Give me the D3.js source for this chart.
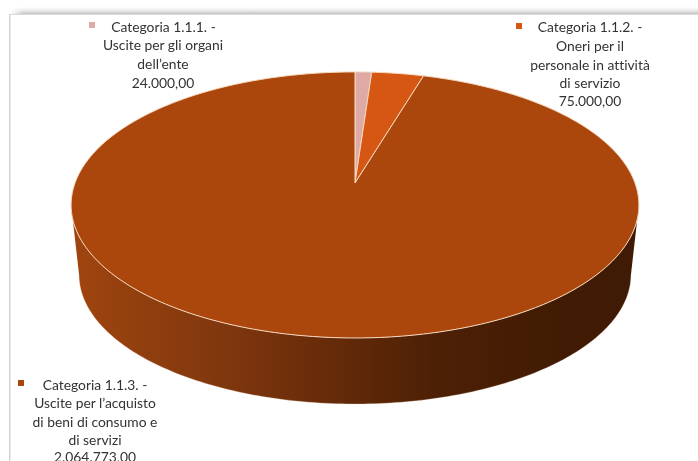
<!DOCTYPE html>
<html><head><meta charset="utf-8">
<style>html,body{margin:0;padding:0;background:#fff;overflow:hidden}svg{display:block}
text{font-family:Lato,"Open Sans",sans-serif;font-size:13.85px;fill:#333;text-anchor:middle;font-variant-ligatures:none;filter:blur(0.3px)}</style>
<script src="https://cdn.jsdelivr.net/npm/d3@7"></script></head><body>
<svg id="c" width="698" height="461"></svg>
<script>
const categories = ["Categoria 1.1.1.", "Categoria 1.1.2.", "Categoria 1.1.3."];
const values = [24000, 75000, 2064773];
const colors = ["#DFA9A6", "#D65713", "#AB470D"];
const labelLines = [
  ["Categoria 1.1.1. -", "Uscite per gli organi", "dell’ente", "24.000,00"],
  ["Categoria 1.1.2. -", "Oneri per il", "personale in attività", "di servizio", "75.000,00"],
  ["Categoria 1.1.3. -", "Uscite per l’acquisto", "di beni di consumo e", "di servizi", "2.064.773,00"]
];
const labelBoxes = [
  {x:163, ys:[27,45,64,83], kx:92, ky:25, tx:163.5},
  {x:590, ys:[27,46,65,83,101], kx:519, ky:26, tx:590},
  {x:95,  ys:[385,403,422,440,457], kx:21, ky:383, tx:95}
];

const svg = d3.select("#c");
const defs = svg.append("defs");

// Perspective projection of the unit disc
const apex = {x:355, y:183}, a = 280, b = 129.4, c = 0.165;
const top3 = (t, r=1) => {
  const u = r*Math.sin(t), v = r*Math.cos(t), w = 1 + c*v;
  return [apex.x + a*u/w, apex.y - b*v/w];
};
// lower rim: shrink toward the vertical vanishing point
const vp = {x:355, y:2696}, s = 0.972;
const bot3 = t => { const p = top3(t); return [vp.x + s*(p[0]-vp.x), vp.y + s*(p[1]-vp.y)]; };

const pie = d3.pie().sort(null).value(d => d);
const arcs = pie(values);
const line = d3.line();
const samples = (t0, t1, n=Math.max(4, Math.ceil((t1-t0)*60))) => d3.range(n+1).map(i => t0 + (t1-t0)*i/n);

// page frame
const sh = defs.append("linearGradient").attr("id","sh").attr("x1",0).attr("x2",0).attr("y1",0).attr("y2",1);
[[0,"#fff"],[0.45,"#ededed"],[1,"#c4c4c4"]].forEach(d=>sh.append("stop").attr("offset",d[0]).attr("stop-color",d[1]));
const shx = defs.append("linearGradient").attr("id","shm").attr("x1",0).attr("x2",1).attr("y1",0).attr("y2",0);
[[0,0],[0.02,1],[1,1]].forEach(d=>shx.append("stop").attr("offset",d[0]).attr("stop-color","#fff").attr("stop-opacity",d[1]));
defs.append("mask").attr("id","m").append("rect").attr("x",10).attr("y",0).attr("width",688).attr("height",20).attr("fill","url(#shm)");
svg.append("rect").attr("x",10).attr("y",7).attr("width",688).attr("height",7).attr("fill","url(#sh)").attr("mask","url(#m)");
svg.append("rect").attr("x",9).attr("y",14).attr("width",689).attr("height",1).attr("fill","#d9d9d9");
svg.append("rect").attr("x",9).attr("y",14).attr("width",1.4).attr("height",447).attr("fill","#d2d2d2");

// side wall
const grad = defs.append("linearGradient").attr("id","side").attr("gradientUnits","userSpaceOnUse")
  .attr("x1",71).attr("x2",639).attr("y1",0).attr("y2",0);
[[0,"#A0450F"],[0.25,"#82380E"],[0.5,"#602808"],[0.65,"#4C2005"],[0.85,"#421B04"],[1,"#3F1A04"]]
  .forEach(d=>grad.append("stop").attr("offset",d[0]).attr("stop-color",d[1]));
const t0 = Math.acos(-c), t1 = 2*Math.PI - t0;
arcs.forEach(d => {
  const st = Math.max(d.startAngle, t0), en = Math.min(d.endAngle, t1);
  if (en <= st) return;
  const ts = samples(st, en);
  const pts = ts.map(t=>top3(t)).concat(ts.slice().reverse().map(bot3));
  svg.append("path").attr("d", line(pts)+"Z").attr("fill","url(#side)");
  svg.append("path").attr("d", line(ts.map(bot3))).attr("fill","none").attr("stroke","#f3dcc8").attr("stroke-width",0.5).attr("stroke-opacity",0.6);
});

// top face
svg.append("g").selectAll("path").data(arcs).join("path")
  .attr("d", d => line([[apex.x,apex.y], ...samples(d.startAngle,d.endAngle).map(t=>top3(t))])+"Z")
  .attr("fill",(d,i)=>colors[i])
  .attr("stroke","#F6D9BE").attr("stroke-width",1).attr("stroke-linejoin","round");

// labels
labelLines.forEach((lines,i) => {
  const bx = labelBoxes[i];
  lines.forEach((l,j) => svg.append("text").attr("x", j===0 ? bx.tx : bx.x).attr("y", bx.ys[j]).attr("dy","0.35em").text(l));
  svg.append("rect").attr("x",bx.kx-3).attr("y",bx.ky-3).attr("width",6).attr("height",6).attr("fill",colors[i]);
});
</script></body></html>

════════════════════

### WRITTEN TASK
Exclude the images, then output the data above word for word.

### TASK ANSWER
Give me the D3.js source for this chart.
<!DOCTYPE html>
<html><head><meta charset="utf-8">
<style>html,body{margin:0;padding:0;background:#fff;overflow:hidden}svg{display:block}
text{font-family:Lato,"Open Sans",sans-serif;font-size:13.85px;fill:#333;text-anchor:middle;font-variant-ligatures:none;filter:blur(0.3px)}</style>
<script src="https://cdn.jsdelivr.net/npm/d3@7"></script></head><body>
<svg id="c" width="698" height="461"></svg>
<script>
const categories = ["Categoria 1.1.1.", "Categoria 1.1.2.", "Categoria 1.1.3."];
const values = [24000, 75000, 2064773];
const colors = ["#DFA9A6", "#D65713", "#AB470D"];
const labelLines = [
  ["Categoria 1.1.1. -", "Uscite per gli organi", "dell’ente", "24.000,00"],
  ["Categoria 1.1.2. -", "Oneri per il", "personale in attività", "di servizio", "75.000,00"],
  ["Categoria 1.1.3. -", "Uscite per l’acquisto", "di beni di consumo e", "di servizi", "2.064.773,00"]
];
const labelBoxes = [
  {x:163, ys:[27,45,64,83], kx:92, ky:25, tx:163.5},
  {x:590, ys:[27,46,65,83,101], kx:519, ky:26, tx:590},
  {x:95,  ys:[385,403,422,440,457], kx:21, ky:383, tx:95}
];

const svg = d3.select("#c");
const defs = svg.append("defs");

// Perspective projection of the unit disc
const apex = {x:355, y:183}, a = 280, b = 129.4, c = 0.165;
const top3 = (t, r=1) => {
  const u = r*Math.sin(t), v = r*Math.cos(t), w = 1 + c*v;
  return [apex.x + a*u/w, apex.y - b*v/w];
};
// lower rim: shrink toward the vertical vanishing point
const vp = {x:355, y:2696}, s = 0.972;
const bot3 = t => { const p = top3(t); return [vp.x + s*(p[0]-vp.x), vp.y + s*(p[1]-vp.y)]; };

const pie = d3.pie().sort(null).value(d => d);
const arcs = pie(values);
const line = d3.line();
const samples = (t0, t1, n=Math.max(4, Math.ceil((t1-t0)*60))) => d3.range(n+1).map(i => t0 + (t1-t0)*i/n);

// page frame
const sh = defs.append("linearGradient").attr("id","sh").attr("x1",0).attr("x2",0).attr("y1",0).attr("y2",1);
[[0,"#fff"],[0.45,"#ededed"],[1,"#c4c4c4"]].forEach(d=>sh.append("stop").attr("offset",d[0]).attr("stop-color",d[1]));
const shx = defs.append("linearGradient").attr("id","shm").attr("x1",0).attr("x2",1).attr("y1",0).attr("y2",0);
[[0,0],[0.02,1],[1,1]].forEach(d=>shx.append("stop").attr("offset",d[0]).attr("stop-color","#fff").attr("stop-opacity",d[1]));
defs.append("mask").attr("id","m").append("rect").attr("x",10).attr("y",0).attr("width",688).attr("height",20).attr("fill","url(#shm)");
svg.append("rect").attr("x",10).attr("y",7).attr("width",688).attr("height",7).attr("fill","url(#sh)").attr("mask","url(#m)");
svg.append("rect").attr("x",9).attr("y",14).attr("width",689).attr("height",1).attr("fill","#d9d9d9");
svg.append("rect").attr("x",9).attr("y",14).attr("width",1.4).attr("height",447).attr("fill","#d2d2d2");

// side wall
const grad = defs.append("linearGradient").attr("id","side").attr("gradientUnits","userSpaceOnUse")
  .attr("x1",71).attr("x2",639).attr("y1",0).attr("y2",0);
[[0,"#A0450F"],[0.25,"#82380E"],[0.5,"#602808"],[0.65,"#4C2005"],[0.85,"#421B04"],[1,"#3F1A04"]]
  .forEach(d=>grad.append("stop").attr("offset",d[0]).attr("stop-color",d[1]));
const t0 = Math.acos(-c), t1 = 2*Math.PI - t0;
arcs.forEach(d => {
  const st = Math.max(d.startAngle, t0), en = Math.min(d.endAngle, t1);
  if (en <= st) return;
  const ts = samples(st, en);
  const pts = ts.map(t=>top3(t)).concat(ts.slice().reverse().map(bot3));
  svg.append("path").attr("d", line(pts)+"Z").attr("fill","url(#side)");
  svg.append("path").attr("d", line(ts.map(bot3))).attr("fill","none").attr("stroke","#f3dcc8").attr("stroke-width",0.5).attr("stroke-opacity",0.6);
});

// top face
svg.append("g").selectAll("path").data(arcs).join("path")
  .attr("d", d => line([[apex.x,apex.y], ...samples(d.startAngle,d.endAngle).map(t=>top3(t))])+"Z")
  .attr("fill",(d,i)=>colors[i])
  .attr("stroke","#F6D9BE").attr("stroke-width",1).attr("stroke-linejoin","round");

// labels
labelLines.forEach((lines,i) => {
  const bx = labelBoxes[i];
  lines.forEach((l,j) => svg.append("text").attr("x", j===0 ? bx.tx : bx.x).attr("y", bx.ys[j]).attr("dy","0.35em").text(l));
  svg.append("rect").attr("x",bx.kx-3).attr("y",bx.ky-3).attr("width",6).attr("height",6).attr("fill",colors[i]);
});
</script></body></html>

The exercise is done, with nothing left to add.